对于SecureRandom的两种算法实现:SHA1PRNGNativePRNGsecurerandom.source 变量的关系,找到一篇解释的很清楚的文章:Using the SecureRandom Class

On Linux:

1) when this value is “file:/dev/urandom” then the NativePRNG algorithm is registered by the Sun crypto provider as the default implementation; the NativePRNG algorithm then reads from /dev/urandom for nextBytes but /dev/random for generateSeed

2) when this value is “file:/dev/random” then the NativePRNG algorithm is not registered by the Sun crypto provider, but the SHA1PRNG system uses a NativeSeedGenerator which reads from /dev/random.

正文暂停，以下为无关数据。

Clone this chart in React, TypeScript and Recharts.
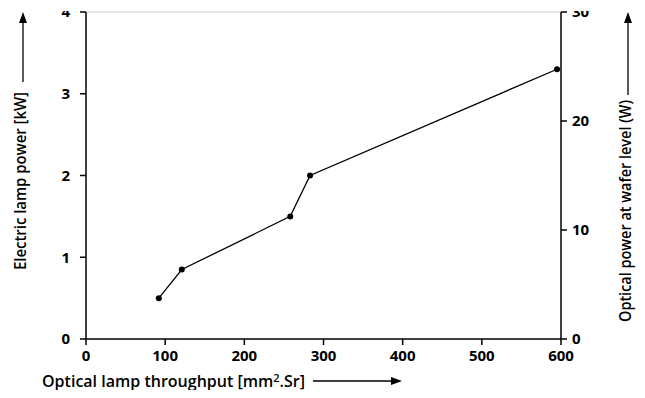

3) when this value is anything else then the SHA1PRNG is used with a URLSeedGenerator that reads from that source.

4) when the value is undefined, then SHA1PRNG is used with ThreadedSeedGenerator

5) when the code explicitly asks for “SHA1PRNG” and the value is either “file:/dev/urandom” or “file:/dev/random” then (2) also occurs

6) when the code explicitly asks for “SHA1PRNG” and the value is some other “file:” url, then (3) occurs

7) when the code explicitly asks for “SHA1PRNG” and the value is undefined then (4) occurs

至于SHA1PRNG算法里,为何用urandom时,不能直接设置为file:/dev/urandom而要用变通的方式设置为file:///dev/urandom或者 file:/dev/./urandom,参考这里

In SHA1PRNG, there is a SeedGenerator which does various things depending on the configuration.

  1. If java.security.egd or securerandom.source point to “file:/dev/random” or “file:/dev/urandom”, we will use NativeSeedGenerator, which calls super() which calls SeedGenerator.URLSeedGenerator(/dev/random). (A nested class within SeedGenerator.) The only things that changed in this bug was that urandom will also trigger use of this code path.

  2. If those properties point to another URL that exists, we’ll initialize SeedGenerator.URLSeedGenerator(url). This is why “file:///dev/urandom”, “file:/./dev/random”, etc. will work.